## Given instruction
Print all of the lines exactly. Any picture among them stays out.

>> Begin Data excerpt

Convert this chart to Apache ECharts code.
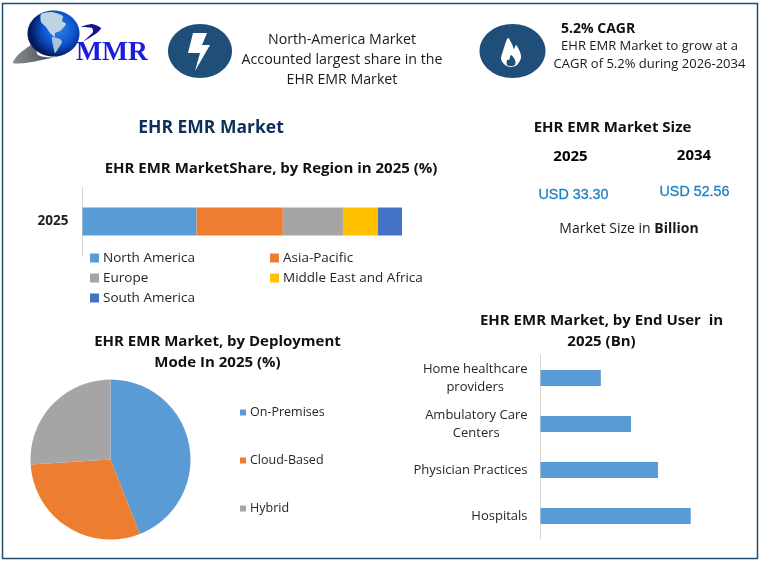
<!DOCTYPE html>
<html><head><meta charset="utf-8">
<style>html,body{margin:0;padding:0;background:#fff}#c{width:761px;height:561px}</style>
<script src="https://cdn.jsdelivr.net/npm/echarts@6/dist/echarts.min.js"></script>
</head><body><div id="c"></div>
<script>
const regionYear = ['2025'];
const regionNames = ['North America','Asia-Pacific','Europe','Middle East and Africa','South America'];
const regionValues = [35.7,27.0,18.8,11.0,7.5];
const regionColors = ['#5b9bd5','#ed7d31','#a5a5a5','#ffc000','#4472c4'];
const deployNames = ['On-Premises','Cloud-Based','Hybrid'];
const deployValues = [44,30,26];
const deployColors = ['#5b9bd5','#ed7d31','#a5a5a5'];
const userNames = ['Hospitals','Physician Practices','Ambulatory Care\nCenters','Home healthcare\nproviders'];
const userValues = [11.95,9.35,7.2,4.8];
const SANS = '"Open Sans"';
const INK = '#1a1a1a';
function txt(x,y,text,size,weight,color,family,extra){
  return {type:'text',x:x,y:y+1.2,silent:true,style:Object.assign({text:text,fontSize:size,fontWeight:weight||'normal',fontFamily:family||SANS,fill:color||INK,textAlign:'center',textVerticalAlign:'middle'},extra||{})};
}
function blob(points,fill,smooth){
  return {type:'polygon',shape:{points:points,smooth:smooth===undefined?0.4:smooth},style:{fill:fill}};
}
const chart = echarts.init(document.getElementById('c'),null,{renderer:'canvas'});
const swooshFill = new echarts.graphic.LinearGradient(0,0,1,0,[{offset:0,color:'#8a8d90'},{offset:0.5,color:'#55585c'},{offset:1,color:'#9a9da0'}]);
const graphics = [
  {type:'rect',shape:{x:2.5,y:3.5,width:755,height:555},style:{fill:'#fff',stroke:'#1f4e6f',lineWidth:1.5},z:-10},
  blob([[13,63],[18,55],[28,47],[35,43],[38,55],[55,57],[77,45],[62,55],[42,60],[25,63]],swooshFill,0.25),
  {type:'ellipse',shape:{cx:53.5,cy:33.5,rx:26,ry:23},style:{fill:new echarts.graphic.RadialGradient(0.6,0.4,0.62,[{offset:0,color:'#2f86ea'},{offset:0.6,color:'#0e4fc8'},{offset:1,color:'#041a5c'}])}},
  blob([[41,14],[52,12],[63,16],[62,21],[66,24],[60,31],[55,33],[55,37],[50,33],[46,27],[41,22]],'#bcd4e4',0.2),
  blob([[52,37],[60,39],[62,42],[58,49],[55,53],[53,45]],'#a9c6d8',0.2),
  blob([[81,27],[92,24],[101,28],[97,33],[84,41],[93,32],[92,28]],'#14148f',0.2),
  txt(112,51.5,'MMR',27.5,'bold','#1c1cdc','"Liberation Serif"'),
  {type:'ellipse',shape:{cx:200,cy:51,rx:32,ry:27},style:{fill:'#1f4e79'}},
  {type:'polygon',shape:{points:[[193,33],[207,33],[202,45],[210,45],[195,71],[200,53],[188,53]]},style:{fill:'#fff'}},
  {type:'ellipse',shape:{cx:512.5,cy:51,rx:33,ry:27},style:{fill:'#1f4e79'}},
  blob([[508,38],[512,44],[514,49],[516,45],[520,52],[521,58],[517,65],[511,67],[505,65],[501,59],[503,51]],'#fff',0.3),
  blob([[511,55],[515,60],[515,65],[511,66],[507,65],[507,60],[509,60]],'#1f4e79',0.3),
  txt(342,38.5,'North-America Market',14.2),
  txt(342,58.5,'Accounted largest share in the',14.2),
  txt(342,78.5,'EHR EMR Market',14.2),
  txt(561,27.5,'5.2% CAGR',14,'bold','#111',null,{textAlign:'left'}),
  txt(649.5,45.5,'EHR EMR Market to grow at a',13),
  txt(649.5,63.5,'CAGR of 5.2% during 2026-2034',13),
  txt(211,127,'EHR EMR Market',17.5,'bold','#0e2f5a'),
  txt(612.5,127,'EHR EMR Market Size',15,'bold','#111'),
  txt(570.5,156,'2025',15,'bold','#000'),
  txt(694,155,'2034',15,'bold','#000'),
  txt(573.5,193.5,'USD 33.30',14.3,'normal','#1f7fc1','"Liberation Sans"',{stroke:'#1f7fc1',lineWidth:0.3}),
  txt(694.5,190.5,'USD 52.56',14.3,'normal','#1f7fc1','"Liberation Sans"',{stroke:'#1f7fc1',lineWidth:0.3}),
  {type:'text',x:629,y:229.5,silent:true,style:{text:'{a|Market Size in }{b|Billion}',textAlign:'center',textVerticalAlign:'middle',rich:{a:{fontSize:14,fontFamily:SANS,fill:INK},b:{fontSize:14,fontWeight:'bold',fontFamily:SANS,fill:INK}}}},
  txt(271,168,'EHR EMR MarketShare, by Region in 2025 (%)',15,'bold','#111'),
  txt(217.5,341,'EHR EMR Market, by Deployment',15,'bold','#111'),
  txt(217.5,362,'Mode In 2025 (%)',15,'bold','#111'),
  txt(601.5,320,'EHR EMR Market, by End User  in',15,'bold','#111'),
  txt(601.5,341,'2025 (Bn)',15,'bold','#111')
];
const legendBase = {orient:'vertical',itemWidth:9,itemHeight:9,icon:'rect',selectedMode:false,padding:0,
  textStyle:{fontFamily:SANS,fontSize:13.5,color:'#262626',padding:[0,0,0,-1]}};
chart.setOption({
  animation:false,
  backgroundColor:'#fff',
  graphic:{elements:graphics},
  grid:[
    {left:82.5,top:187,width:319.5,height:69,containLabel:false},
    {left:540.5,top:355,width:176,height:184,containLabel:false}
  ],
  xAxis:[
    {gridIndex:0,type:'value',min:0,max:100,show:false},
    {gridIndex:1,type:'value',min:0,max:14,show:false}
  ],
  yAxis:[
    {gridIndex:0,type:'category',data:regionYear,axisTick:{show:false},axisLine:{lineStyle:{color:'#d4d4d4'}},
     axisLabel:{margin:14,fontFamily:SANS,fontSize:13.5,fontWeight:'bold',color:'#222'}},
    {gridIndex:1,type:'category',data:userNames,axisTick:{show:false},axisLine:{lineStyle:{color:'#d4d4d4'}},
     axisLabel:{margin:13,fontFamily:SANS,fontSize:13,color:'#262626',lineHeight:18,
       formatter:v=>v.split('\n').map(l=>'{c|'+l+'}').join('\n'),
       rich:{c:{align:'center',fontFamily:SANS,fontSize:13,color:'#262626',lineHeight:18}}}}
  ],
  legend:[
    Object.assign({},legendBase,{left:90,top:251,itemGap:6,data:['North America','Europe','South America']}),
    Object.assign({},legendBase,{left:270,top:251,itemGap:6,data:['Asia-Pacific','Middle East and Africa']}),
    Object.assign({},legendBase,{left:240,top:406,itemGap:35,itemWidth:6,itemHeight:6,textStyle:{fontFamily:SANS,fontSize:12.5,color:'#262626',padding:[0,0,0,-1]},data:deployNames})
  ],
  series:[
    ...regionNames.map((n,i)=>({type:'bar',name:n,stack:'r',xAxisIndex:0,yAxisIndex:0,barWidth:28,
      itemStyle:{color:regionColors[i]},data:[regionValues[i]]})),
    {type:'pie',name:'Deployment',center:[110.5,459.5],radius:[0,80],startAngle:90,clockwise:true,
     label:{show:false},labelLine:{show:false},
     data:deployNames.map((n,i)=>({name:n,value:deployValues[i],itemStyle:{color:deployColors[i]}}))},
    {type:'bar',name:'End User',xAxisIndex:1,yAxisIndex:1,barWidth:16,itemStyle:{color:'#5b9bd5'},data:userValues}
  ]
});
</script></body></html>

>> End Data excerpt

## Result of the task
Convert this chart to Apache ECharts code.
<!DOCTYPE html>
<html><head><meta charset="utf-8">
<style>html,body{margin:0;padding:0;background:#fff}#c{width:761px;height:561px}</style>
<script src="https://cdn.jsdelivr.net/npm/echarts@6/dist/echarts.min.js"></script>
</head><body><div id="c"></div>
<script>
const regionYear = ['2025'];
const regionNames = ['North America','Asia-Pacific','Europe','Middle East and Africa','South America'];
const regionValues = [35.7,27.0,18.8,11.0,7.5];
const regionColors = ['#5b9bd5','#ed7d31','#a5a5a5','#ffc000','#4472c4'];
const deployNames = ['On-Premises','Cloud-Based','Hybrid'];
const deployValues = [44,30,26];
const deployColors = ['#5b9bd5','#ed7d31','#a5a5a5'];
const userNames = ['Hospitals','Physician Practices','Ambulatory Care\nCenters','Home healthcare\nproviders'];
const userValues = [11.95,9.35,7.2,4.8];
const SANS = '"Open Sans"';
const INK = '#1a1a1a';
function txt(x,y,text,size,weight,color,family,extra){
  return {type:'text',x:x,y:y+1.2,silent:true,style:Object.assign({text:text,fontSize:size,fontWeight:weight||'normal',fontFamily:family||SANS,fill:color||INK,textAlign:'center',textVerticalAlign:'middle'},extra||{})};
}
function blob(points,fill,smooth){
  return {type:'polygon',shape:{points:points,smooth:smooth===undefined?0.4:smooth},style:{fill:fill}};
}
const chart = echarts.init(document.getElementById('c'),null,{renderer:'canvas'});
const swooshFill = new echarts.graphic.LinearGradient(0,0,1,0,[{offset:0,color:'#8a8d90'},{offset:0.5,color:'#55585c'},{offset:1,color:'#9a9da0'}]);
const graphics = [
  {type:'rect',shape:{x:2.5,y:3.5,width:755,height:555},style:{fill:'#fff',stroke:'#1f4e6f',lineWidth:1.5},z:-10},
  blob([[13,63],[18,55],[28,47],[35,43],[38,55],[55,57],[77,45],[62,55],[42,60],[25,63]],swooshFill,0.25),
  {type:'ellipse',shape:{cx:53.5,cy:33.5,rx:26,ry:23},style:{fill:new echarts.graphic.RadialGradient(0.6,0.4,0.62,[{offset:0,color:'#2f86ea'},{offset:0.6,color:'#0e4fc8'},{offset:1,color:'#041a5c'}])}},
  blob([[41,14],[52,12],[63,16],[62,21],[66,24],[60,31],[55,33],[55,37],[50,33],[46,27],[41,22]],'#bcd4e4',0.2),
  blob([[52,37],[60,39],[62,42],[58,49],[55,53],[53,45]],'#a9c6d8',0.2),
  blob([[81,27],[92,24],[101,28],[97,33],[84,41],[93,32],[92,28]],'#14148f',0.2),
  txt(112,51.5,'MMR',27.5,'bold','#1c1cdc','"Liberation Serif"'),
  {type:'ellipse',shape:{cx:200,cy:51,rx:32,ry:27},style:{fill:'#1f4e79'}},
  {type:'polygon',shape:{points:[[193,33],[207,33],[202,45],[210,45],[195,71],[200,53],[188,53]]},style:{fill:'#fff'}},
  {type:'ellipse',shape:{cx:512.5,cy:51,rx:33,ry:27},style:{fill:'#1f4e79'}},
  blob([[508,38],[512,44],[514,49],[516,45],[520,52],[521,58],[517,65],[511,67],[505,65],[501,59],[503,51]],'#fff',0.3),
  blob([[511,55],[515,60],[515,65],[511,66],[507,65],[507,60],[509,60]],'#1f4e79',0.3),
  txt(342,38.5,'North-America Market',14.2),
  txt(342,58.5,'Accounted largest share in the',14.2),
  txt(342,78.5,'EHR EMR Market',14.2),
  txt(561,27.5,'5.2% CAGR',14,'bold','#111',null,{textAlign:'left'}),
  txt(649.5,45.5,'EHR EMR Market to grow at a',13),
  txt(649.5,63.5,'CAGR of 5.2% during 2026-2034',13),
  txt(211,127,'EHR EMR Market',17.5,'bold','#0e2f5a'),
  txt(612.5,127,'EHR EMR Market Size',15,'bold','#111'),
  txt(570.5,156,'2025',15,'bold','#000'),
  txt(694,155,'2034',15,'bold','#000'),
  txt(573.5,193.5,'USD 33.30',14.3,'normal','#1f7fc1','"Liberation Sans"',{stroke:'#1f7fc1',lineWidth:0.3}),
  txt(694.5,190.5,'USD 52.56',14.3,'normal','#1f7fc1','"Liberation Sans"',{stroke:'#1f7fc1',lineWidth:0.3}),
  {type:'text',x:629,y:229.5,silent:true,style:{text:'{a|Market Size in }{b|Billion}',textAlign:'center',textVerticalAlign:'middle',rich:{a:{fontSize:14,fontFamily:SANS,fill:INK},b:{fontSize:14,fontWeight:'bold',fontFamily:SANS,fill:INK}}}},
  txt(271,168,'EHR EMR MarketShare, by Region in 2025 (%)',15,'bold','#111'),
  txt(217.5,341,'EHR EMR Market, by Deployment',15,'bold','#111'),
  txt(217.5,362,'Mode In 2025 (%)',15,'bold','#111'),
  txt(601.5,320,'EHR EMR Market, by End User  in',15,'bold','#111'),
  txt(601.5,341,'2025 (Bn)',15,'bold','#111')
];
const legendBase = {orient:'vertical',itemWidth:9,itemHeight:9,icon:'rect',selectedMode:false,padding:0,
  textStyle:{fontFamily:SANS,fontSize:13.5,color:'#262626',padding:[0,0,0,-1]}};
chart.setOption({
  animation:false,
  backgroundColor:'#fff',
  graphic:{elements:graphics},
  grid:[
    {left:82.5,top:187,width:319.5,height:69,containLabel:false},
    {left:540.5,top:355,width:176,height:184,containLabel:false}
  ],
  xAxis:[
    {gridIndex:0,type:'value',min:0,max:100,show:false},
    {gridIndex:1,type:'value',min:0,max:14,show:false}
  ],
  yAxis:[
    {gridIndex:0,type:'category',data:regionYear,axisTick:{show:false},axisLine:{lineStyle:{color:'#d4d4d4'}},
     axisLabel:{margin:14,fontFamily:SANS,fontSize:13.5,fontWeight:'bold',color:'#222'}},
    {gridIndex:1,type:'category',data:userNames,axisTick:{show:false},axisLine:{lineStyle:{color:'#d4d4d4'}},
     axisLabel:{margin:13,fontFamily:SANS,fontSize:13,color:'#262626',lineHeight:18,
       formatter:v=>v.split('\n').map(l=>'{c|'+l+'}').join('\n'),
       rich:{c:{align:'center',fontFamily:SANS,fontSize:13,color:'#262626',lineHeight:18}}}}
  ],
  legend:[
    Object.assign({},legendBase,{left:90,top:251,itemGap:6,data:['North America','Europe','South America']}),
    Object.assign({},legendBase,{left:270,top:251,itemGap:6,data:['Asia-Pacific','Middle East and Africa']}),
    Object.assign({},legendBase,{left:240,top:406,itemGap:35,itemWidth:6,itemHeight:6,textStyle:{fontFamily:SANS,fontSize:12.5,color:'#262626',padding:[0,0,0,-1]},data:deployNames})
  ],
  series:[
    ...regionNames.map((n,i)=>({type:'bar',name:n,stack:'r',xAxisIndex:0,yAxisIndex:0,barWidth:28,
      itemStyle:{color:regionColors[i]},data:[regionValues[i]]})),
    {type:'pie',name:'Deployment',center:[110.5,459.5],radius:[0,80],startAngle:90,clockwise:true,
     label:{show:false},labelLine:{show:false},
     data:deployNames.map((n,i)=>({name:n,value:deployValues[i],itemStyle:{color:deployColors[i]}}))},
    {type:'bar',name:'End User',xAxisIndex:1,yAxisIndex:1,barWidth:16,itemStyle:{color:'#5b9bd5'},data:userValues}
  ]
});
</script></body></html>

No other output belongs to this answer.